Scientists already know that streams and rivers can contribute significant quantities of greenhouse gases to the atmosphere. One way these bodies of water come to contain greenhouse gases is via groundwater, which picks up carbon and nitrogen as it seeps and flows through rock and sediment before it enters rivers. Much research into greenhouse gas emissions from rivers assumes that, before being released into the atmosphere, the gases in this groundwater mix with the currents of rivers and streams. But during low flow conditions, groundwater can seep along streambanks at or above the river surface, creating a pathway for greenhouse gases to escape directly from groundwater into the air.
A team of UConn Department of Natural Resources and the Environment researchers including graduate students Alaina Bisson and Eric Moore, undergraduate Fiona Liu, and Associate Professor Ashley Helton, along with Martin Briggs from the United States Geological Survey (USGS), set out to better understand the quantity of emissions from groundwater rising directly to the surface, also known as groundwater discharge. Their findings are published in the Journal of Geophysical Research: Biogeosciences.
“For the last couple of decades, the research community has been trying to constrain the role streams and rivers play in regional and global greenhouse gas budgets,” says Helton. “We generally know that groundwater can deliver high rates of greenhouse gases to surface waters, but there is a lot of uncertainty around the estimates and there are few direct measurements.

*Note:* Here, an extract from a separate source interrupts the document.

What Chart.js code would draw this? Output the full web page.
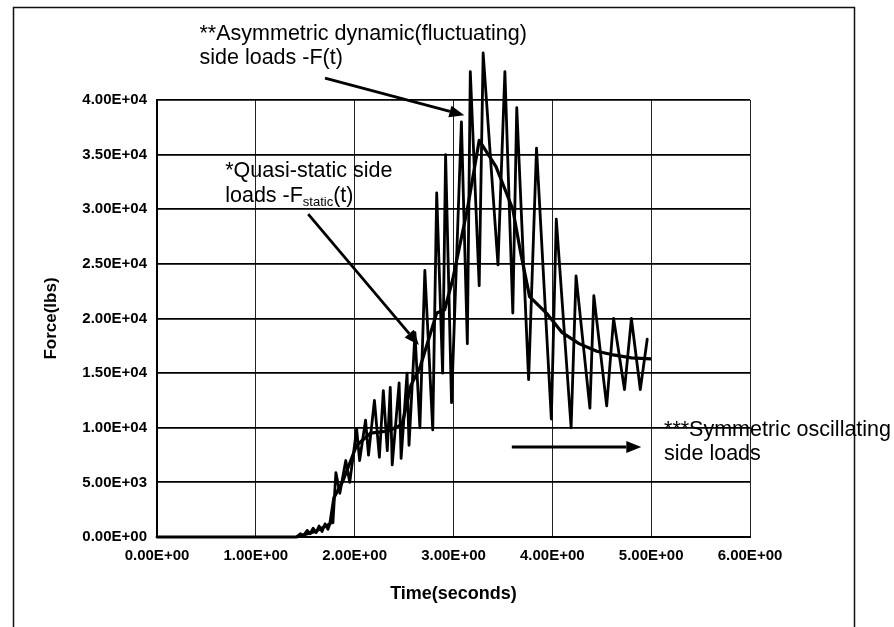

They measured greenhouse gas emissions along riverbanks at three locations in the Farmington River watershed in Connecticut and Massachusetts, concentrating on areas that had groundwater discharge above the waterlines during a typical summer flow season.
At each stream, the team used handheld thermal infrared cameras to identify streambanks with and without areas of exposed groundwater discharge. Once located, the team measured greenhouse gas fluxes (carbon dioxide (CO2), nitrous oxide (N2O), and methane (CH4)) and groundwater discharge rates along the streambanks. They also collected subsurface groundwater samples and analyzed the samples for concentrations of dissolved organic carbon, oxygen, and nitrogen.
At one site, the researchers found that CO2 concentrations were 1.4 to 19.2 times higher in the groundwater discharge than in the surface water, and N2O concentrations were 1.1 to 40.6 times higher. In comparison, stretches of stream with no groundwater seeps acted as N2O sinks. They also found that groundwater emissions of CO2 and N2O were 1.5 and 1.6 times higher than surface water emissions, respectively. On average, 21% of emissions from the groundwater seeps were released into the atmosphere before mixing with surface waters.
“Our findings illustrate that there can be substantial emissions of greenhouse gases directly from groundwater discharge, and that our typical approaches that assume groundwater mixes with river channel water before emissions may really underestimate stream and river emissions in some circumstances,” says Helton.
The authors note that their work shows that exposed groundwater discharge along streambanks can be a significant, often unaccounted-for source of river corridor greenhouse gas emissions. They add that more work should be done to better understand potential emissions from river corridors where groundwater discharge is abundant.
“We are excited that these results may start to help better constrain estimates of greenhouse gas emissions from streams and rivers,” says Helton. “We plan to continue to evaluate the role of groundwater on riverine greenhouse gas emissions in the coming years.”